I'd agree it all sounds generically Biblical-doomy. Not just the cloven hooves, but also the "good fight," a cataclysm, leaning towers "struggling to stand" in the "desperate hours."

Isaiah 32:14: Because the palace has been abandoned, the populated city forsaken Hill and watch-tower have become caves forever, A delight for wild donkeys, a pasture for flocks;

And also in the explanation zamboni linked - "a beating of its wings."
posted by snuffleupagus at 7:39 AM on April 6, 2019


I always thought it was the narrator's stepfather (or perhaps the mother's awful boyfriend), a devil in his cruelty to her and the children who, now returned, would wreak havoc on the peaceful life they attained at great cost after a previous escape.
posted by carmicha at 7:47 AM on April 6, 2019 [1 favorite]


Best answer: I don't think it's a baby.

I do think it's belongings that have been dropped off in their new house, where they eventually will get divorced. The stuff itself is a portent of bad luck because the relationship is doomed. Other bad portents appear, such as the cloven hoofprints, but they ignore them because they're trying to put up a good fight and remain optimistic about the future at this point.
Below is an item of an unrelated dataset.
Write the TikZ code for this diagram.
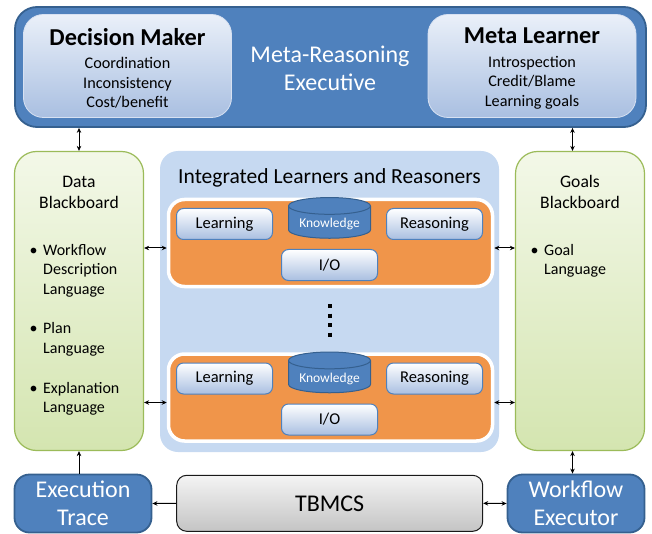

The entire album is about the Alpha Couple. Reading through lyrics of other songs (aside from those on Tallahassee, which chronicles the end of their relationship specifically) might be illuminating. A theme in Darnielle's work of this period--also seen in the "Going to . . ." series--is that you can't escape yourself or your demons (more figurative than literal but also literal) via relocation despite that being an optimistic theme of his generation broadly.

Carmicha might be thinking of The Sunset Tree, where Darnielle writes autobiographical songs about his own stepfather, and while I understand that the alpha couple is inspired by his parents' bad relationship, I don't think there's anything that literal here. They're getting their belongings in their new house and ignoring how poorly everything is going, right down to the fact that the movers drop their stuff off at the curb instead of bringing it inside.
posted by PhoBWanKenobi at 7:55 AM on April 6, 2019 [3 favorites]


Best answer: I'd always interpreted the cargo to be the final stage of the Alpha Couple's relationship rather than a literal thing. They'd been able to stay ahead of it for a while by moving around constantly but luck finally caught up with them.
posted by Candleman at 8:01 AM on April 6, 2019


Best answer: The Alpha Couple don’t have a baby, per my or any other close reading I’ve encountered. There is an early song (per the Annotated, not per my memory, I’m not that much of a completist) that says something about a pregnancy and the other details kind of line up, although I don’t think it’s actually titled Alpha anything.

I’ve always thought of the cargo as, you know, baggage. You move and for a split second you think you’ve outrun all your old bullshit, but then the United truck pulls up and you sign for it and there it is.
posted by chesty_a_arthur at 1:01 PM on April 6, 2019 [8 favorites]


Best answer: The Alpha Couple don’t have a baby, per my or any other close reading I’ve encountered.

Indeed. We are explicitly told they have “No Children”.
posted by mr_roboto at 5:47 PM on April 6, 2019 [6 favorites]


Response by poster: zamboni - thanks for the link to the Annotated Mountain Goats site. I'm looking forward to digging into it.
posted by bendy at 1:24 AM on April 8, 2019


The Mountain Goats Wikia site often has good information on songs pulled from his performances, though it doesn't help with your particular question.
posted by Candleman at 10:35 AM on April 8, 2019


Best answer: The Alpha Couple are notorious alcoholics, so it could be a delivery of alcohol?

But I doubt it. I've always assumed, like others, that it's the accumulated baggage of the relationship. That stuff follows you wherever you move to.